### THE TASK
Starting with the first line of the listing, quote each line exactly until and including the one with "y_ticks = [0.0, 0.05, 0.10, 0.15, 0.20, 0.25, 0.30]", leaving pictures out.

──────

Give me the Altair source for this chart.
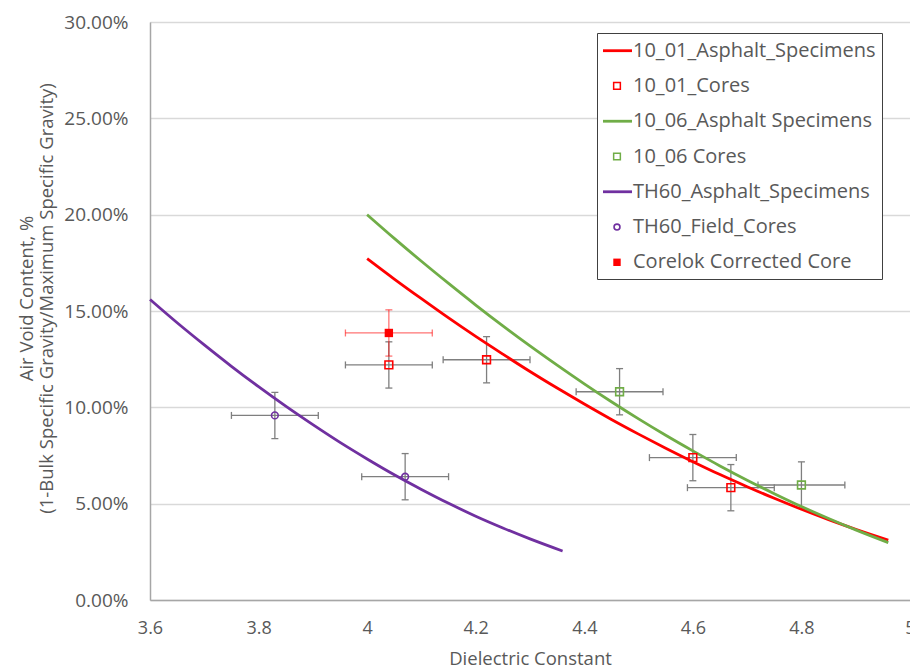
import altair as alt
import pandas as pd

# ---------------- data ----------------
# fitted curves (x = dielectric constant, y = air voids in %)
red_x = [4.00, 4.05, 4.10, 4.15, 4.20, 4.25, 4.30, 4.35, 4.40, 4.45,
         4.50, 4.55, 4.60, 4.65, 4.70, 4.75, 4.80, 4.85, 4.90, 4.96]
red_y = [17.72, 16.66, 15.64, 14.64, 13.68, 12.76, 11.86, 11.00, 10.17, 9.37,
         8.61, 7.88, 7.18, 6.51, 5.88, 5.28, 4.71, 4.17, 3.67, 3.11]

green_x = [4.00, 4.05, 4.10, 4.15, 4.20, 4.25, 4.30, 4.35, 4.40, 4.45,
           4.50, 4.55, 4.60, 4.65, 4.70, 4.75, 4.80, 4.85, 4.90, 4.96]
green_y = [20.00, 18.77, 17.58, 16.43, 15.31, 14.23, 13.19, 12.19, 11.22, 10.29,
           9.40, 8.55, 7.74, 6.96, 6.22, 5.52, 4.85, 4.23, 3.64, 2.98]

purple_x = [3.60, 3.65, 3.70, 3.75, 3.80, 3.85, 3.90, 3.95, 4.00, 4.05,
            4.10, 4.15, 4.20, 4.25, 4.30, 4.36]
purple_y = [15.60, 14.39, 13.24, 12.13, 11.07, 10.06, 9.10, 8.18, 7.32, 6.50,
            5.74, 5.02, 4.35, 3.74, 3.17, 2.54]

# cores with error bars
cores1001_x = [4.04, 4.22, 4.60, 4.67]
cores1001_y = [12.20, 12.47, 7.39, 5.83]
cores1006_x = [4.465, 4.80]
cores1006_y = [10.81, 5.97]
th60_x = [3.83, 4.07]
th60_y = [9.58, 6.40]
corelok_x = [4.04]
corelok_y = [13.86]
x_err = 0.08
y_err = 1.20

series_names = ["10_01_Asphalt_Specimens", "10_01_Cores", "10_06_Asphalt Specimens",
                "10_06 Cores", "TH60_Asphalt_Specimens", "TH60_Field_Cores",
                "Corelok Corrected Core"]
series_colors = ["#FF0000", "#FF0000", "#70AD47", "#70AD47", "#7030A0", "#7030A0", "#FF0000"]

x_ticks = [3.6, 3.8, 4.0, 4.2, 4.4, 4.6, 4.8, 5.0]
y_ticks = [0.0, 0.05, 0.10, 0.15, 0.20, 0.25, 0.30]

# ---------------- tables ----------------
def curve(xs, ys, name):
    return pd.DataFrame({"x": xs, "y": [v / 100 for v in ys], "series": name})

def pts(xs, ys, name):
    return pd.DataFrame({
        "x": xs, "y": [v / 100 for v in ys], "series": name,
        "xlo": [v - x_err for v in xs], "xhi": [v + x_err for v in xs],
        "ylo": [(v - y_err) / 100 for v in ys], "yhi": [(v + y_err) / 100 for v in ys],
    })

red_df = curve(red_x, red_y, series_names[0])
green_df = curve(green_x, green_y, series_names[2])
purple_df = curve(purple_x, purple_y, series_names[4])

c1001 = pts(cores1001_x, cores1001_y, series_names[1])
c1006 = pts(cores1006_x, cores1006_y, series_names[3])
cth60 = pts(th60_x, th60_y, series_names[5])
ccore = pts(corelok_x, corelok_y, series_names[6])
gray_err = pd.concat([c1001, c1006, cth60], ignore_index=True)

FONT = "Open Sans"
TXT = "#595959"

xs = alt.Scale(domain=[3.6, 5.0], nice=False, zero=False)
ys = alt.Scale(domain=[0, 0.30], nice=False)

X = lambda f: alt.X(f"{f}:Q", scale=xs,
                    axis=alt.Axis(values=x_ticks, format="~g", title="Dielectric Constant",
                                  grid=False, ticks=False, labelPadding=19,
                                  labelFlush=False, labelOverlap=False,
                                  domainColor="#a6a6a6", domainWidth=1.5,
                                  labelColor=TXT, labelFontSize=18, labelFont=FONT,
                                  titleColor=TXT, titleFontSize=18.5, titleFont=FONT,
                                  titleFontWeight="normal", titleY=64,
                                  titleBaseline="alphabetic"))
Y = lambda f: alt.Y(f"{f}:Q", scale=ys,
                    axis=alt.Axis(values=y_ticks, format=".2%",
                                  title=["Air Void Content, %",
                                         "(1-Bulk Specific Gravity/Maximum Specific Gravity)"],
                                  grid=True, gridColor="#d9d9d9", gridWidth=1.3,
                                  ticks=False, labelPadding=22, labelOverlap=False,
                                  domainColor="#a6a6a6", domainWidth=1.5,
                                  labelColor=TXT, labelFontSize=19, labelFont=FONT,
                                  titleColor=TXT, titleFontSize=18.5, titleFont=FONT,
                                  titleFontWeight="normal", titleAngle=-90,
                                  titleX=-133, titleY=276, titleBaseline="top",
                                  titleAlign="center", titleLineHeight=20))

def errbars(df, color, opacity):
    base = alt.Chart(df)
    h = base.mark_rule(color=color, strokeWidth=1.3, opacity=opacity).encode(
        x=X("xlo"), x2="xhi", y=Y("y"))
    v = base.mark_rule(color=color, strokeWidth=1.3, opacity=opacity).encode(
        x=X("x"), y=Y("ylo"), y2="yhi")
    cl = base.mark_tick(orient="vertical", color=color, size=7, thickness=1.3,
                        opacity=opacity).encode(x=X("xlo"), y=Y("y"))
    cr = base.mark_tick(orient="vertical", color=color, size=7, thickness=1.3,
                        opacity=opacity).encode(x=X("xhi"), y=Y("y"))
    cb = base.mark_tick(orient="horizontal", color=color, size=7, thickness=1.3,
                        opacity=opacity).encode(x=X("x"), y=Y("ylo"))
    ct = base.mark_tick(orient="horizontal", color=color, size=7, thickness=1.3,
                        opacity=opacity).encode(x=X("x"), y=Y("yhi"))
    return [h, v, cl, cr, cb, ct]

def line(df, color):
    return alt.Chart(df).mark_line(color=color, strokeWidth=2.8,
                                   interpolate="monotone").encode(x=X("x"), y=Y("y"))

def marks(df, color, shape, filled, size):
    return alt.Chart(df).mark_point(shape=shape, filled=filled, color=color,
                                    size=size, strokeWidth=1.6, opacity=1).encode(
        x=X("x"), y=Y("y"))

main = alt.layer(
    *errbars(gray_err, "#7f7f7f", 1.0),
    *errbars(ccore, "#FF0000", 0.55),
    line(red_df, "#FF0000"),
    line(green_df, "#70AD47"),
    line(purple_df, "#7030A0"),
    marks(c1001, "#FF0000", "square", False, 60),
    marks(c1006, "#70AD47", "square", False, 60),
    marks(cth60, "#7030A0", "circle", False, 45),
    marks(ccore, "#FF0000", "square", True, 70),
)

# ---------------- legend (drawn as a layer) ----------------
leg = pd.DataFrame({"idx": list(range(7)), "label": series_names,
                    "kind": ["line", "osq", "line", "osq", "line", "ocirc", "fsq"]})
ly = alt.Y("idx:O", scale=alt.Scale(type="point", domain=list(range(7)),
                                    range=[28.7, 240.3], padding=0), axis=None)
lc = alt.Color("label:N", scale=alt.Scale(domain=series_names, range=series_colors),
               legend=None)
lbase = alt.Chart(leg)
legend = alt.layer(
    alt.Chart(pd.DataFrame({"a": [0]})).mark_rect(fill="white", stroke="#404040",
                                                  strokeWidth=1).encode(
        x=alt.value(447.5), x2=alt.value(732.5), y=alt.value(11.5), y2=alt.value(257.5)),
    lbase.transform_filter("datum.kind == 'line'").mark_rule(strokeWidth=2.8).encode(
        x=alt.value(453), x2=alt.value(482), y=ly, color=lc),
    lbase.transform_filter("datum.kind == 'osq'").mark_point(
        shape="square", filled=False, size=45, strokeWidth=1.5, opacity=1).encode(
        x=alt.value(467), y=ly, color=lc),
    lbase.transform_filter("datum.kind == 'ocirc'").mark_point(
        shape="circle", filled=False, size=35, strokeWidth=1.6, opacity=1).encode(
        x=alt.value(467), y=ly, color=lc),
    lbase.transform_filter("datum.kind == 'fsq'").mark_point(
        shape="square", filled=True, size=55, opacity=1).encode(
        x=alt.value(467), y=ly, color=lc),
    lbase.mark_text(align="left", baseline="middle", font=FONT, fontSize=20,
                    color=TXT).encode(x=alt.value(483), y=ly, text="label:N"),
).resolve_scale(color="shared")

chart = alt.layer(main, legend).resolve_scale(y="independent", color="independent").properties(
    width=760, height=578,
    autosize=alt.AutoSizeParams(type="none"),
    padding={"left": 142, "top": 14, "right": 0, "bottom": 69},
).configure_view(stroke="#d9d9d9", strokeWidth=1).configure(background="white")

chart.save("out.html", embed_options={"renderer": "svg", "actions": False})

──────

### EXERCISE ANSWER
Give me the Altair source for this chart.
import altair as alt
import pandas as pd

# ---------------- data ----------------
# fitted curves (x = dielectric constant, y = air voids in %)
red_x = [4.00, 4.05, 4.10, 4.15, 4.20, 4.25, 4.30, 4.35, 4.40, 4.45,
         4.50, 4.55, 4.60, 4.65, 4.70, 4.75, 4.80, 4.85, 4.90, 4.96]
red_y = [17.72, 16.66, 15.64, 14.64, 13.68, 12.76, 11.86, 11.00, 10.17, 9.37,
         8.61, 7.88, 7.18, 6.51, 5.88, 5.28, 4.71, 4.17, 3.67, 3.11]

green_x = [4.00, 4.05, 4.10, 4.15, 4.20, 4.25, 4.30, 4.35, 4.40, 4.45,
           4.50, 4.55, 4.60, 4.65, 4.70, 4.75, 4.80, 4.85, 4.90, 4.96]
green_y = [20.00, 18.77, 17.58, 16.43, 15.31, 14.23, 13.19, 12.19, 11.22, 10.29,
           9.40, 8.55, 7.74, 6.96, 6.22, 5.52, 4.85, 4.23, 3.64, 2.98]

purple_x = [3.60, 3.65, 3.70, 3.75, 3.80, 3.85, 3.90, 3.95, 4.00, 4.05,
            4.10, 4.15, 4.20, 4.25, 4.30, 4.36]
purple_y = [15.60, 14.39, 13.24, 12.13, 11.07, 10.06, 9.10, 8.18, 7.32, 6.50,
            5.74, 5.02, 4.35, 3.74, 3.17, 2.54]

# cores with error bars
cores1001_x = [4.04, 4.22, 4.60, 4.67]
cores1001_y = [12.20, 12.47, 7.39, 5.83]
cores1006_x = [4.465, 4.80]
cores1006_y = [10.81, 5.97]
th60_x = [3.83, 4.07]
th60_y = [9.58, 6.40]
corelok_x = [4.04]
corelok_y = [13.86]
x_err = 0.08
y_err = 1.20

series_names = ["10_01_Asphalt_Specimens", "10_01_Cores", "10_06_Asphalt Specimens",
                "10_06 Cores", "TH60_Asphalt_Specimens", "TH60_Field_Cores",
                "Corelok Corrected Core"]
series_colors = ["#FF0000", "#FF0000", "#70AD47", "#70AD47", "#7030A0", "#7030A0", "#FF0000"]

x_ticks = [3.6, 3.8, 4.0, 4.2, 4.4, 4.6, 4.8, 5.0]
y_ticks = [0.0, 0.05, 0.10, 0.15, 0.20, 0.25, 0.30]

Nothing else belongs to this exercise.